START Provided records

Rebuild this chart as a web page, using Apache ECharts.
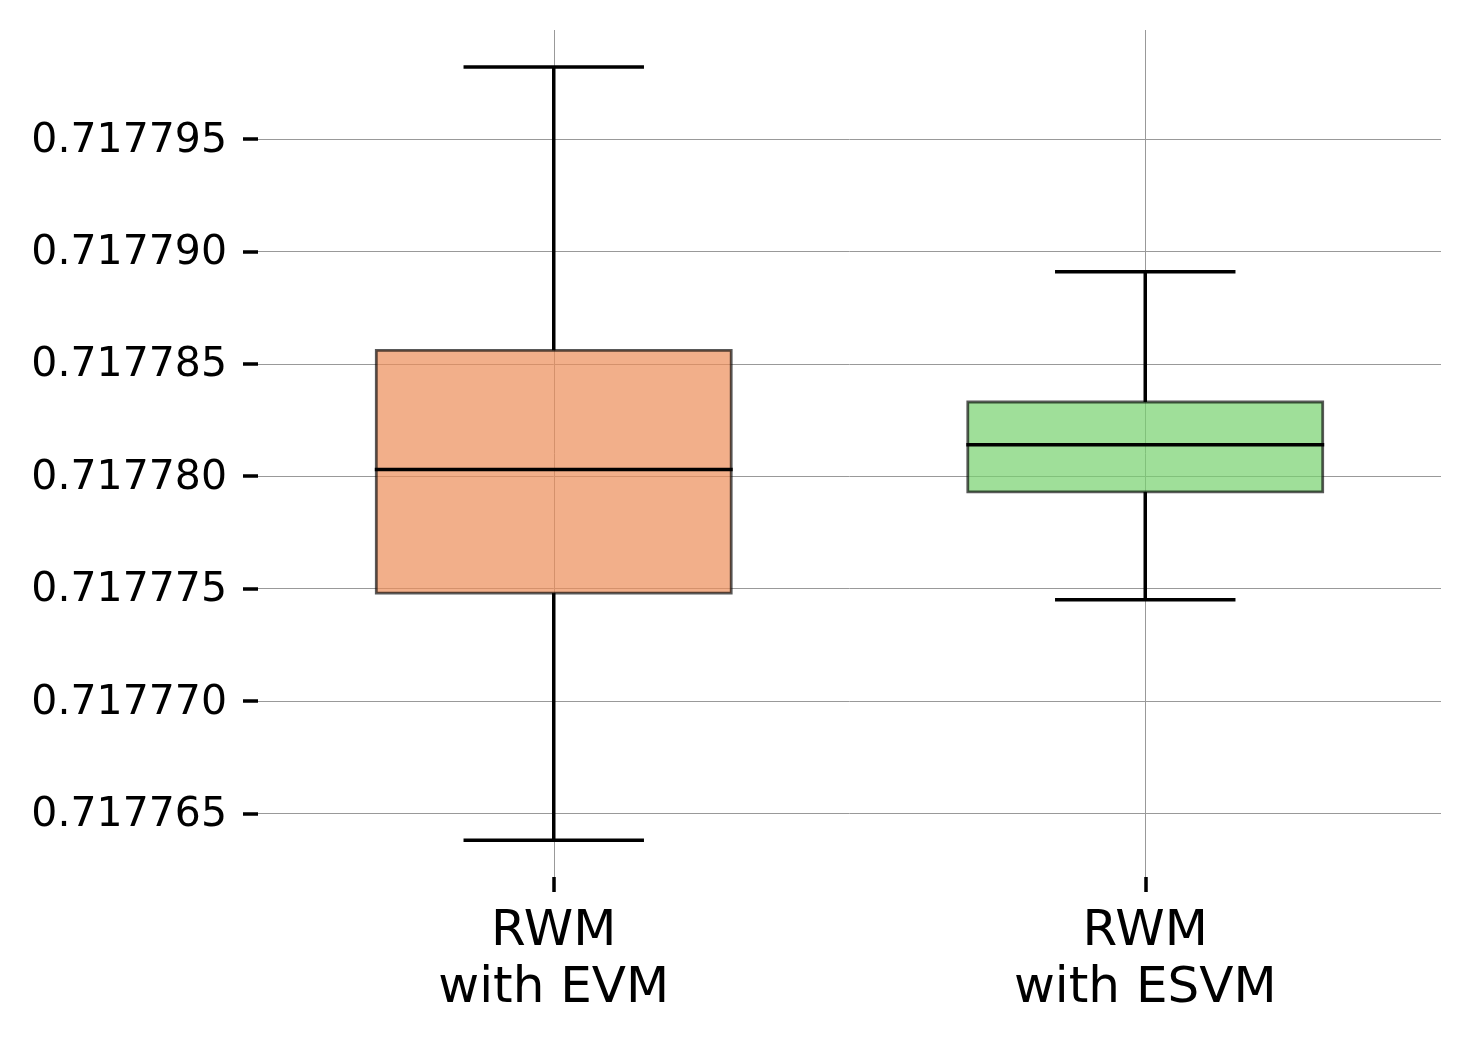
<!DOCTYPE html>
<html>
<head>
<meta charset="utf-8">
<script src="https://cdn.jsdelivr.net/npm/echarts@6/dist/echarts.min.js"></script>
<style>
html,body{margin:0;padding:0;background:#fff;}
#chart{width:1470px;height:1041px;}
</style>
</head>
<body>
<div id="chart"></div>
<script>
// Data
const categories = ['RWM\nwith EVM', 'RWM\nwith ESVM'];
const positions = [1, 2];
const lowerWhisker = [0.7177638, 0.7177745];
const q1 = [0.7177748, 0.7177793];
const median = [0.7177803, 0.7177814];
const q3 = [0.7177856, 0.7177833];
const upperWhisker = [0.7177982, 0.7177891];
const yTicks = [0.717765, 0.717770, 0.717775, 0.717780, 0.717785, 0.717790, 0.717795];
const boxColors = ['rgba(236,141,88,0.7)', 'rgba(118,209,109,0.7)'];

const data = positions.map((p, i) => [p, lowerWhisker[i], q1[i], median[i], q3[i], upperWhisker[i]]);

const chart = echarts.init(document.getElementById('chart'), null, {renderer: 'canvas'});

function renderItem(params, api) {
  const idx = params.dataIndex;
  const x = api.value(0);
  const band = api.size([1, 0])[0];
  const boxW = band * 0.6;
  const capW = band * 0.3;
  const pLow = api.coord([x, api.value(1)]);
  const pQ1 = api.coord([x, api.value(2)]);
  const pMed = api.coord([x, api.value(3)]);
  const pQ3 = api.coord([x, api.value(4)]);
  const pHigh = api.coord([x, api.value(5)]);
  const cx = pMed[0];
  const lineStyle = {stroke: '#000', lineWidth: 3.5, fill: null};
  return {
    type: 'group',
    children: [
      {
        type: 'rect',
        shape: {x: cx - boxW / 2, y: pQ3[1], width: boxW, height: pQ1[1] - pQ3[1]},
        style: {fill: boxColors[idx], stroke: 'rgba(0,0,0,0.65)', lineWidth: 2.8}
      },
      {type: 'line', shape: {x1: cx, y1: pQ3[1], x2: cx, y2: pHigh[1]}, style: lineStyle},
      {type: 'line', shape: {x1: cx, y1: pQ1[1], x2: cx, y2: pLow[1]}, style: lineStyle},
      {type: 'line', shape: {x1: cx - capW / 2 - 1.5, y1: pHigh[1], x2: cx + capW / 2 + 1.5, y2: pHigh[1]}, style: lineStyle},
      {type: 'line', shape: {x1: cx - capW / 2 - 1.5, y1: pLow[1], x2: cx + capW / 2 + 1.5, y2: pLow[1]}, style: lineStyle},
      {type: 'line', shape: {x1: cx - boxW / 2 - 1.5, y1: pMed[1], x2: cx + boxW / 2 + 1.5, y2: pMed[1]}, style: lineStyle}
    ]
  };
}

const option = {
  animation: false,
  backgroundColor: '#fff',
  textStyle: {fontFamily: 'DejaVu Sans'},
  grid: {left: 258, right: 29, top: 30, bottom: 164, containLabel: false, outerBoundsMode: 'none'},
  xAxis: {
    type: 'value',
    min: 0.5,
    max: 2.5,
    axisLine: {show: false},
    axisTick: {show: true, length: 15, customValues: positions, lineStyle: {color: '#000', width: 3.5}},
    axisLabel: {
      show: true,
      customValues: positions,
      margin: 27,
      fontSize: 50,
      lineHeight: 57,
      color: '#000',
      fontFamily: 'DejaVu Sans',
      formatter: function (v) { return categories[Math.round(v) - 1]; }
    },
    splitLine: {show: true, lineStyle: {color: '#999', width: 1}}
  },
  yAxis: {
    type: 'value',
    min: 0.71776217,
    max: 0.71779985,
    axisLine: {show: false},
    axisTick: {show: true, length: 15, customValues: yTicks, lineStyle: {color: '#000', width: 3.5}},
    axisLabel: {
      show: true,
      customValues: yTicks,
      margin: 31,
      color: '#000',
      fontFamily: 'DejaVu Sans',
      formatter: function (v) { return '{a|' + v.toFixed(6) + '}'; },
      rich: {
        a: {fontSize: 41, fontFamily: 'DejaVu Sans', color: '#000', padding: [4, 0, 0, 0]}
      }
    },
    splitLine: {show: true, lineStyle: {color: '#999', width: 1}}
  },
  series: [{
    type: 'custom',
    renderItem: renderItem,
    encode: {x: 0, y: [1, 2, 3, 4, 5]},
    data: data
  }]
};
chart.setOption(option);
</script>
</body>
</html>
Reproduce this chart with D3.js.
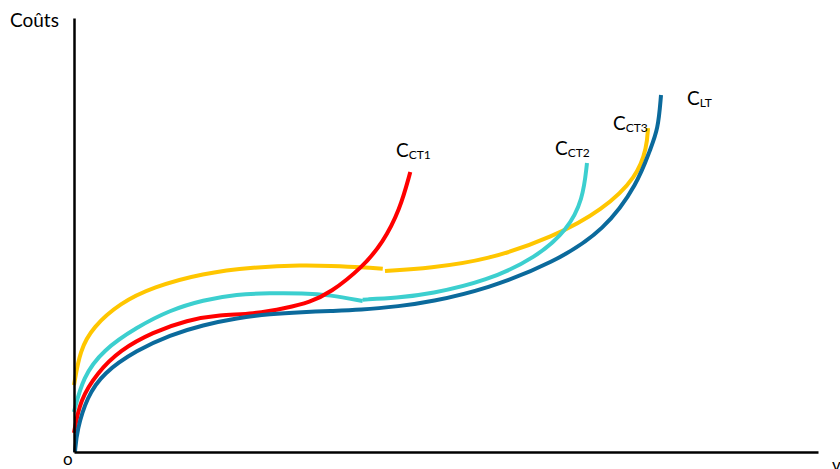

END Provided records
START Provided records

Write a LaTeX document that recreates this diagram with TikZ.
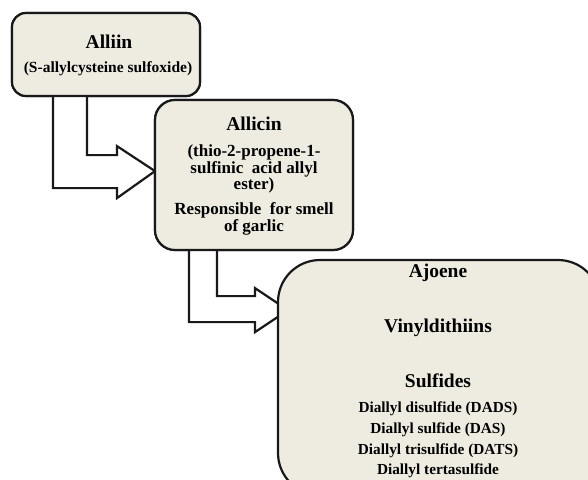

END Provided records

• [What to work on]: What's needed is an exact copy of the lines above from the one with "Rebuild this chart" through the one with "boxColors = ['rgba(236,141,88,0.7)', 'rgba(118,209,109,0.7)'];", both included; the pictures stay out.

• [Task answer]:
Rebuild this chart as a web page, using Apache ECharts.
<!DOCTYPE html>
<html>
<head>
<meta charset="utf-8">
<script src="https://cdn.jsdelivr.net/npm/echarts@6/dist/echarts.min.js"></script>
<style>
html,body{margin:0;padding:0;background:#fff;}
#chart{width:1470px;height:1041px;}
</style>
</head>
<body>
<div id="chart"></div>
<script>
// Data
const categories = ['RWM\nwith EVM', 'RWM\nwith ESVM'];
const positions = [1, 2];
const lowerWhisker = [0.7177638, 0.7177745];
const q1 = [0.7177748, 0.7177793];
const median = [0.7177803, 0.7177814];
const q3 = [0.7177856, 0.7177833];
const upperWhisker = [0.7177982, 0.7177891];
const yTicks = [0.717765, 0.717770, 0.717775, 0.717780, 0.717785, 0.717790, 0.717795];
const boxColors = ['rgba(236,141,88,0.7)', 'rgba(118,209,109,0.7)'];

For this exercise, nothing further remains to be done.